Séquencer le génome du coronavirus: l'opération est cruciale pour contrôler l'épidémie de Covid-19, en repérant l'apparition de nouvelles souches. Mais la France en fait très peu, poussant chercheurs à s'inquiéter et laboratoires privés à proposer leurs services à l'Etat.
"La France a énormément de retard sur ce sujet", regrettait en début de semaine l'épidémiologiste Samuel Alizon, dans un entretien au site The Conversation.
Qu'est-ce que le séquençage ? C'est une opération qui consiste à dresser un portrait détaillé du virus, via son génome, après l'avoir dépisté chez une personne infectée.
En le faisant à grande échelle, on repère l'apparition de nouvelles souches comme le variants britannique, brésilien ou sud-africains détectés depuis fin 2020 et probablement plus contagieux que les premières lignées du virus.
C'est donc un outil essentiel pour maîtriser l'épidémie. Mais, en France "après (des) débuts encourageants, le séquençage s'est arrêté presque aussi net", regrette M. Alizon.
Sur l'ensemble des personnes testées positives au coronavirus en France, environ 0,15% ont fait à ce jour l'objet d'un séquençage, selon Gisaid, la base de données de référence alimentée par des chercheurs à travers le monde.
Même si de nombreux autres pays sont à la traîne, comme l'Allemagne et l'Italie, cette proportion contraste avec des pays pratiquant un séquençage plus intensif comme le Danemark - 20% - et le Royaume-Uni - 5%.
Depuis quelques jours, plusieurs chercheurs, comme M. Alizon, accentuent leurs critiques sur ce retard, donnant aux opposants au gouvernement l'occasion d'une nouvelle polémique après celle sur la lenteur supposée de la campagne de vaccination française.
"Voici le nouvel épisode de la saga des défauts d'anticipation du gouvernement: (...) une nouvelle fois, la France est en retard", accusait mardi à l'Assemblée la députée de droite (LR) Emmanuelle Anthoine, interpellant le ministre de la Santé, Olivier Véran.
Celui-ci s'est défendu d'un suivi insuffisant de l'épidémie en soulignant que des opérations de "criblage" du coronavirus étaient déjà menées à grande échelle.
Elles ont, ainsi, permis d'établir la présence importante de plusieurs nouvelles souches - sud-africaine et brésilienne - en Moselle.
- Manque d'investissement -
Mais le criblage n'est pas le séquençage. C'est une opération bien plus partielle, qui ne permet que d'identifier des variants déjà connus.
"Les complétement nouveaux, vous ne les voyez pas et les variants de la variante, vous ne les voyez pas non plus", souligne auprès de l'AFP le généticien Philippe Froguel.

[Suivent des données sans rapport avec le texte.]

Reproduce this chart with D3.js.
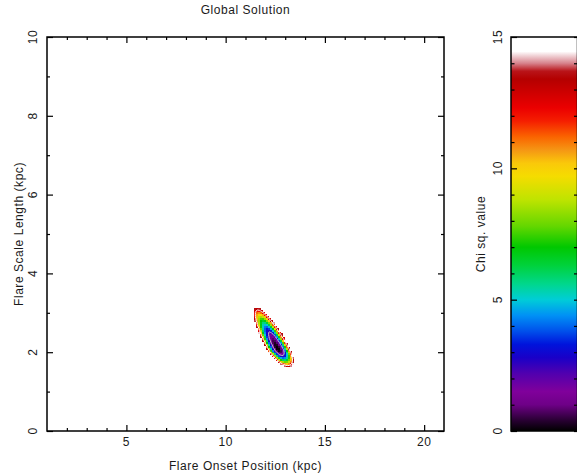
<!DOCTYPE html>
<html><head><meta charset="utf-8">
<script src="https://cdn.jsdelivr.net/npm/d3@7"></script>
<style>
body{margin:0;background:#fff;}
svg{display:block;}
text{font-family:"Liberation Sans",Arial,sans-serif;fill:#1a1a1a;font-size:12px;letter-spacing:0.55px;}
</style></head><body>
<svg id="c" width="577" height="476"></svg>
<script>
const title = "Global Solution";
const xLabel = "Flare Onset Position (kpc)";
const yLabel = "Flare Scale Length (kpc)";
const cbLabel = "Chi sq. value";
const xDomain = [1, 21];
const yDomain = [0, 10];
const cbDomain = [0, 15];
const xMajorTicks = [5, 10, 15, 20];
const yMajorTicks = [0, 2, 4, 6, 8, 10];
const cbMajorTicks = [0, 5, 10, 15];
const gridStepX = 0.1, gridStepY = 0.05;
const rowY = [1.65,1.70,1.75,1.80,1.85,1.90,1.95,2.00,2.05,2.10,2.15,2.20,2.25,2.30,2.35,2.40,2.45,2.50,2.55,2.60,2.65,2.70,2.75,2.80,2.85,2.90,2.95,3.00,3.05,3.10];
const rowStartX = [13.0,12.8,12.7,12.6,12.5,12.4,12.3,12.2,12.2,12.1,12.1,12.0,12.0,11.9,11.9,11.8,11.8,11.7,11.7,11.7,11.6,11.6,11.6,11.5,11.5,11.5,11.5,11.5,11.5,11.5];
const chiRows = [
 [13.9,13.1,13.1,14.0],
 [13.9,11.8,10.6,10.2,10.8,12.2,14.4],
 [12.8,10.3,8.6,7.9,8.0,9.0,10.9,13.7],
 [12.1,9.2,7.2,6.0,5.8,6.4,7.9,10.3,13.5],
 [12.0,8.7,6.2,4.7,4.0,4.3,5.4,7.3,10.2,13.9],
 [12.3,8.6,5.8,3.8,2.8,2.6,3.3,4.9,7.4,10.7],
 [13.1,9.0,5.8,3.5,2.0,1.5,1.8,3.0,5.0,8.0,11.8],
 [14.4,10.0,6.3,3.6,1.8,0.8,0.7,1.5,3.2,5.7,9.2,13.5],
 [11.4,7.4,4.3,2.0,0.7,0.2,0.6,1.8,4.0,7.0,10.9],
 [13.3,8.9,5.4,2.8,1.0,0.1,0.1,1.0,2.8,5.4,8.9,13.3],
 [10.9,7.0,3.9,1.7,0.4,0.0,0.5,1.8,4.1,7.2,11.2],
 [13.2,8.8,5.3,2.8,1.0,0.2,0.3,1.2,3.0,5.7,9.3,13.7],
 [10.9,7.0,4.0,1.9,0.7,0.3,0.8,2.2,4.5,7.7,11.7],
 [13.3,9.0,5.6,3.0,1.4,0.6,0.7,1.7,3.6,6.3,9.9,14.4],
 [11.2,7.4,4.4,2.3,1.2,0.8,1.4,2.9,5.2,8.4,12.5],
 [13.6,9.4,6.0,3.6,2.0,1.2,1.4,2.4,4.4,7.2,10.8],
 [11.7,7.9,5.1,3.0,1.9,1.6,2.3,3.8,6.2,9.4,13.6],
 [14.3,10.1,6.8,4.4,2.8,2.1,2.4,3.4,5.4,8.3,12.0],
 [12.5,8.8,6.0,4.0,2.9,2.7,3.4,4.9,7.4,10.7],
 [11.1,7.8,5.4,3.9,3.3,3.6,4.7,6.8,9.7,13.4],
 [13.6,9.9,7.1,5.2,4.2,4.0,4.8,6.4,8.9,12.2],
 [12.3,9.1,6.8,5.3,4.8,5.1,6.3,8.4,11.3],
 [11.3,8.6,6.7,5.7,5.7,6.4,8.1,10.6,14.1],
 [13.8,10.6,8.4,7.0,6.5,6.8,8.1,10.2,13.2],
 [13.0,10.3,8.5,7.6,7.5,8.4,10.1,12.7],
 [12.5,10.3,8.9,8.5,8.9,10.2,12.4],
 [12.3,10.5,9.7,9.7,10.5,12.3],
 [12.4,11.1,10.7,11.1,12.5],
 [12.8,12.0,12.1,13.0],
 [13.6,13.2,13.7]
];
const contourLevels = [2.3, 12.5];
const contourColors = ["#ffffff", "#c8c8c8"];
const cmapValues = [0, 0.4, 1.0, 1.5, 2.2, 2.8, 3.3, 3.8, 4.4, 5.0, 5.6, 6.3, 7.0, 7.8, 8.8, 9.7, 10.2, 10.7, 11.2, 11.8, 12.3, 12.8, 13.4, 13.7, 14.0, 14.45, 15];
const cmapColors = ["#000000","#280032","#6e0087","#80009b","#5000af","#1900c8","#0014dc","#0050eb","#0091f5","#00cdd7","#00d78c","#00d23c","#00c800","#64d700","#bee400","#f5dc00","#fac80a","#f59614","#fa6400","#f51e00","#eb0000","#d20000","#b40000","#b91419","#d7828c","#ffffff","#ffffff"];

const svg = d3.select("#c");
const X0 = 47, X1 = 444, Y0 = 37, Y1 = 431;
const cbX0 = 511, cbX1 = 577.5;
const x = d3.scaleLinear().domain(xDomain).range([X0, X1]);
const y = d3.scaleLinear().domain(yDomain).range([Y1, Y0]);
const cb = d3.scaleLinear().domain(cbDomain).range([Y1, Y0]);
const color = d3.scaleLinear().domain(cmapValues).range(cmapColors).clamp(true);

// heatmap cells
const cells = [];
rowY.forEach((yv, j) => chiRows[j].forEach((v, k) => cells.push({x: rowStartX[j] + k * gridStepX, y: yv, v})));
svg.append("g").attr("shape-rendering", "crispEdges").selectAll("rect").data(cells).join("rect")
  .attr("x", d => x(d.x - gridStepX / 2))
  .attr("y", d => y(d.y + gridStepY / 2))
  .attr("width", d => x(d.x + gridStepX / 2) - x(d.x - gridStepX / 2) + 0.3)
  .attr("height", d => y(d.y - gridStepY / 2) - y(d.y + gridStepY / 2) + 0.3)
  .attr("fill", d => color(d.v));

// contours
const gx0 = d3.min(rowStartX) - gridStepX, gy0 = d3.min(rowY) - gridStepY;
const nx = Math.round((d3.max(cells, d => d.x) - gx0) / gridStepX) + 2;
const ny = rowY.length + 2;
const grid = new Array(nx * ny).fill(-20);
cells.forEach(d => {
  const i = Math.round((d.x - gx0) / gridStepX), j = Math.round((d.y - gy0) / gridStepY);
  grid[i + j * nx] = -d.v;
});
const conts = d3.contours().size([nx, ny]).thresholds(contourLevels.map(v => -v))(grid);
const proj = d3.geoTransform({point: function(px, py) {
  this.stream.point(x(gx0 + (px - 0.5) * gridStepX), y(gy0 + (py - 0.5) * gridStepY));
}});
const path = d3.geoPath(proj);
svg.append("g").selectAll("path").data(conts).join("path")
  .attr("d", path).attr("fill", "none")
  .attr("stroke", (d, i) => contourColors[i]).attr("stroke-width", 1);

// frame and ticks
const minorX = x.ticks(20).filter(t => !xMajorTicks.includes(t) && t > xDomain[0] && t < xDomain[1]);
const minorY = y.ticks(10).filter(t => !yMajorTicks.includes(t));
const minorCb = cb.ticks(15).filter(t => !cbMajorTicks.includes(t));
function tickAxis(axisFn, scale, vals, size, tx, ty) {
  const g = svg.append("g").attr("transform", `translate(${tx},${ty})`)
    .call(axisFn(scale).tickValues(vals).tickSize(size).tickSizeOuter(0).tickFormat(""));
  g.select(".domain").remove();
  g.selectAll("line").attr("stroke", "#000").attr("stroke-width", 1.2);
}
tickAxis(d3.axisBottom, x, xMajorTicks, -6, 0, Y1);
tickAxis(d3.axisBottom, x, minorX, -3, 0, Y1);
tickAxis(d3.axisTop, x, xMajorTicks, -6, 0, Y0);
tickAxis(d3.axisTop, x, minorX, -3, 0, Y0);
tickAxis(d3.axisLeft, y, yMajorTicks, -6, X0, 0);
tickAxis(d3.axisLeft, y, minorY, -3, X0, 0);
tickAxis(d3.axisRight, y, yMajorTicks, -6, X1, 0);
tickAxis(d3.axisRight, y, minorY, -3, X1, 0);

// colorbar
const defs = svg.append("defs");
const grad = defs.append("linearGradient").attr("id", "cbg")
  .attr("x1", 0).attr("y1", 1).attr("x2", 0).attr("y2", 0);
grad.selectAll("stop").data(cmapValues).join("stop")
  .attr("offset", d => (d - cbDomain[0]) / (cbDomain[1] - cbDomain[0]))
  .attr("stop-color", (d, i) => cmapColors[i]);
svg.append("rect").attr("x", cbX0).attr("y", Y0).attr("width", cbX1 - cbX0).attr("height", Y1 - Y0)
  .attr("fill", "url(#cbg)");
tickAxis(d3.axisLeft, cb, cbMajorTicks, -6, cbX0, 0);
tickAxis(d3.axisLeft, cb, minorCb, -3.5, cbX0, 0);
tickAxis(d3.axisRight, cb, minorCb.concat(cbMajorTicks), -3.5, cbX1, 0);
svg.append("rect").attr("x", cbX0).attr("y", Y0).attr("width", cbX1 - cbX0).attr("height", Y1 - Y0)
  .attr("fill", "none").attr("stroke", "#000").attr("stroke-width", 1.5);

svg.append("rect").attr("x", X0).attr("y", Y0).attr("width", X1 - X0).attr("height", Y1 - Y0)
  .attr("fill", "none").attr("stroke", "#000").attr("stroke-width", 1.5);

// labels
svg.selectAll(".xt").data(xMajorTicks).join("text").attr("class", "xt")
  .attr("x", d => x(d)).attr("y", 446).attr("text-anchor", "middle").text(d => d);
svg.selectAll(".yt").data(yMajorTicks).join("text").attr("class", "yt")
  .attr("transform", d => `translate(37,${y(d)}) rotate(-90)`).attr("text-anchor", "middle").text(d => d);
svg.selectAll(".ct").data(cbMajorTicks).join("text").attr("class", "ct")
  .attr("transform", d => `translate(502,${cb(d)}) rotate(-90)`).attr("text-anchor", "middle").text(d => d);
svg.append("text").attr("x", (X0 + X1) / 2).attr("y", 14).attr("text-anchor", "middle").text(title);
svg.append("text").attr("x", (X0 + X1) / 2).attr("y", 470).attr("text-anchor", "middle").text(xLabel);
svg.append("text").attr("transform", `translate(23,${(Y0 + Y1) / 2}) rotate(-90)`).attr("text-anchor", "middle").text(yLabel);
svg.append("text").attr("transform", `translate(485,${(Y0 + Y1) / 2}) rotate(-90)`).attr("text-anchor", "middle").text(cbLabel);
</script>
</body></html>
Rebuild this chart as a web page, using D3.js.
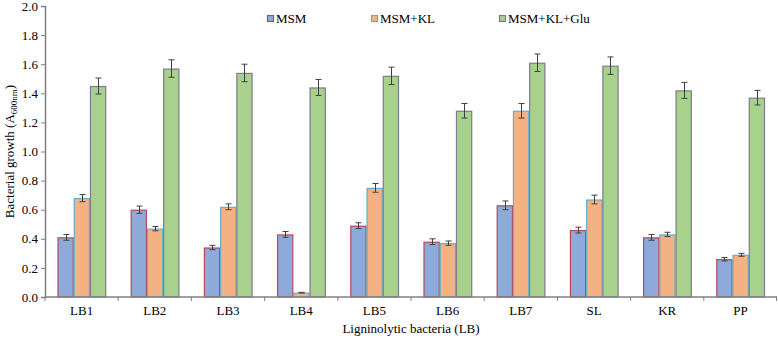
<!DOCTYPE html>
<html>
<head>
<meta charset="utf-8">
<title>Bacterial growth</title>
<script src="https://cdn.jsdelivr.net/npm/d3@7"></script>
<style>
  body { margin: 0; background: #fff; }
</style>
</head>
<body>
<div id="chart"></div>
<script>
// data
const strains = ["LB1", "LB2", "LB3", "LB4", "LB5", "LB6", "LB7", "SL", "KR", "PP"];
const seriesNames = ["MSM", "MSM+KL", "MSM+KL+Glu"];
const msm = [0.41, 0.60, 0.34, 0.43, 0.49, 0.38, 0.63, 0.46, 0.41, 0.26];
const msmKL = [0.68, 0.47, 0.62, 0.03, 0.75, 0.37, 1.28, 0.67, 0.43, 0.29];
const msmKLGlu = [1.45, 1.57, 1.54, 1.44, 1.52, 1.28, 1.61, 1.59, 1.42, 1.37];
const errMsm = [0.02, 0.025, 0.015, 0.02, 0.02, 0.02, 0.03, 0.02, 0.02, 0.012];
const errKL = [0.025, 0.015, 0.02, 0.002, 0.03, 0.015, 0.05, 0.03, 0.015, 0.01];
const errGlu = [0.055, 0.06, 0.06, 0.055, 0.06, 0.05, 0.06, 0.06, 0.055, 0.05];
const yTicks = [0, 0.2, 0.4, 0.6, 0.8, 1.0, 1.2, 1.4, 1.6, 1.8, 2.0];

const fills = ["#8eaadb", "#f4b183", "#a9d18e"];
const strokes = ["#b5485f", "#5fb1c8", "#7f7a8c"];
const serif = "'Liberation Serif', 'Times New Roman', 'DejaVu Serif', serif";

const W = 778, H = 346;
const margin = {top: 6, right: 1, bottom: 49, left: 45};

const svg = d3.select("#chart").append("svg")
    .attr("width", W).attr("height", H);

const x0 = d3.scaleBand().domain(strains)
    .range([margin.left, W - margin.right]);
const x1 = d3.scaleBand().domain(seriesNames)
    .range([12.5, x0.bandwidth() - 12]);
const y = d3.scaleLinear().domain([0, 2]).range([H - margin.bottom, margin.top]);

const values = [msm, msmKL, msmKLGlu];
const errs = [errMsm, errKL, errGlu];
const rows = [];
strains.forEach((s, i) => {
  seriesNames.forEach((n, k) => {
    rows.push({strain: s, series: n, k: k, v: values[k][i], e: errs[k][i]});
  });
});

// bars
svg.append("g").selectAll("rect")
  .data(rows)
  .join("rect")
    .attr("x", d => x0(d.strain) + x1(d.series) + 0.5)
    .attr("y", d => y(d.v) + 0.5)
    .attr("width", x1.bandwidth() - 1)
    .attr("height", d => y(0) - y(d.v) - 0.5)
    .attr("fill", d => fills[d.k])
    .attr("stroke", d => strokes[d.k])
    .attr("stroke-width", 1.2);

// error bars
const eb = svg.append("g").attr("stroke", "#404040").attr("stroke-width", 1);
rows.forEach(d => {
  const cx = Math.round(x0(d.strain) + x1(d.series) + x1.bandwidth() / 2) + 0.5;
  eb.append("line").attr("x1", cx).attr("x2", cx)
    .attr("y1", y(d.v + d.e)).attr("y2", y(d.v - d.e));
  [d.v + d.e, d.v - d.e].forEach(v => {
    eb.append("line").attr("x1", cx - 3).attr("x2", cx + 3)
      .attr("y1", y(v)).attr("y2", y(v));
  });
});

// y axis
const yAxis = svg.append("g")
    .attr("transform", `translate(${margin.left},0)`)
    .call(d3.axisLeft(y).tickValues(yTicks).tickFormat(d3.format(".1f")).tickSize(4).tickPadding(3));
yAxis.select(".domain").attr("stroke", "#808080").attr("stroke-width", 1.5);
yAxis.selectAll(".tick line").attr("stroke", "#808080");

// x axis with ticks at band edges
const xAxis = svg.append("g").attr("transform", `translate(0,${y(0)})`);
xAxis.append("line")
    .attr("x1", margin.left).attr("x2", W - margin.right)
    .attr("stroke", "#808080").attr("stroke-width", 1.5);
xAxis.selectAll(".tk")
  .data(strains.concat(["end"]))
  .join("line")
    .attr("x1", (d, i) => i < strains.length ? x0(d) : x0.range()[1] - 0.5)
    .attr("x2", (d, i) => i < strains.length ? x0(d) : x0.range()[1] - 0.5)
    .attr("y1", 0).attr("y2", 4)
    .attr("stroke", "#808080");
xAxis.selectAll(".lb")
  .data(strains)
  .join("text")
    .attr("x", d => x0(d) + x0.bandwidth() / 2)
    .attr("y", 18)
    .attr("text-anchor", "middle")
    .text(d => d);

// axis titles
svg.append("text")
    .attr("x", (margin.left + W - margin.right) / 2)
    .attr("y", 333)
    .attr("text-anchor", "middle")
    .text("Ligninolytic bacteria (LB)");

const yt = svg.append("text")
    .attr("transform", `translate(14,${(y(0) + y(2)) / 2}) rotate(-90)`)
    .attr("text-anchor", "middle");
yt.append("tspan").text("Bacterial growth (A");
yt.append("tspan").attr("dy", 3).style("font-size", "9px").text("600nm");
yt.append("tspan").attr("dy", -3).text(")");

// legend
const legendX = [267, 371, 499];
const lg = svg.append("g");
seriesNames.forEach((n, k) => {
  lg.append("rect")
    .attr("x", legendX[k] + 0.5).attr("y", 15.5)
    .attr("width", 6).attr("height", 6)
    .attr("fill", fills[k]).attr("stroke", strokes[k]).attr("stroke-width", 1.2);
  lg.append("text")
    .attr("x", legendX[k] + 9).attr("y", 23)
    .text(n);
});

svg.selectAll("text")
    .attr("font-family", null)
    .style("font-family", serif)
    .style("fill", "#000");
svg.selectAll("text").filter(function() { return !this.style.fontSize; })
    .style("font-size", "13px");
</script>
</body>
</html>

"Si ce variant mute, ça vous ne le voyez pas: c'est le séquençage qui vous le dira", insiste-t-il, notant en outre que le criblage tend à donner une image déformée de la réalité en surestimant la présence des variants connus.
Les propos de M. Véran ne sont pas, pour autant, totalement hors de propos. Le criblage permet de prendre des mesures d'urgence, comme l'envoi de doses supplémentaires de vaccins en Moselle.
Mais, pour éviter d'être pris de court par l'apparition d'une souche plus contagieuse ou plus mortelle chez l'individu, le séquençage donne bien plus de visibilité.
Pour être efficace, ce n'est pas la peine de séquencer tous les cas positifs mais seulement un échantillon représentatif. M. Froguel juge ainsi que 5% serait suffisant.
On en est loin, une situation attribuée par plusieurs chercheurs à un manque d'investissement public de longue date en la matière, qui se traduit actuellement par un manque de personnel et d'efficacité technique.
Dans ce contexte, des laboratoires privés expriment leur volonté de participer plus avant à ces opérations de séquençage, pour l'essentiel menées par des instituts publics de recherche.
"Nous souhaitons vraiment contribuer de manière active à cette recherche épidémiologique pour traquer les nouveaux variants de demain", déclarait lundi sur Franceinfo Sylvie Cado, PDG des laboratoires Cerba.
"Nous pouvons séquencer jusqu'à 500 échantillons par semaine, ce qui permet vraiment une surveillance épidémique de qualité", a-t-elle détaillé.
Mais cette implication du privé ne serait, de toute façon, pas gratuite pour l'Etat et, donc le contribuable: "on souhaitera être rémunérés", a prévenu Mme Cado, évaluant à au moins 150 euros le coût d'un séquençage.
Interrogé par l'AFP sur le sujet d'une collaboration plus avancée avec le privé, le ministère de la Santé n'a pas répondu, rappelant juste que les laboratoires étaient déjà autorisés à effectuer des séquençages.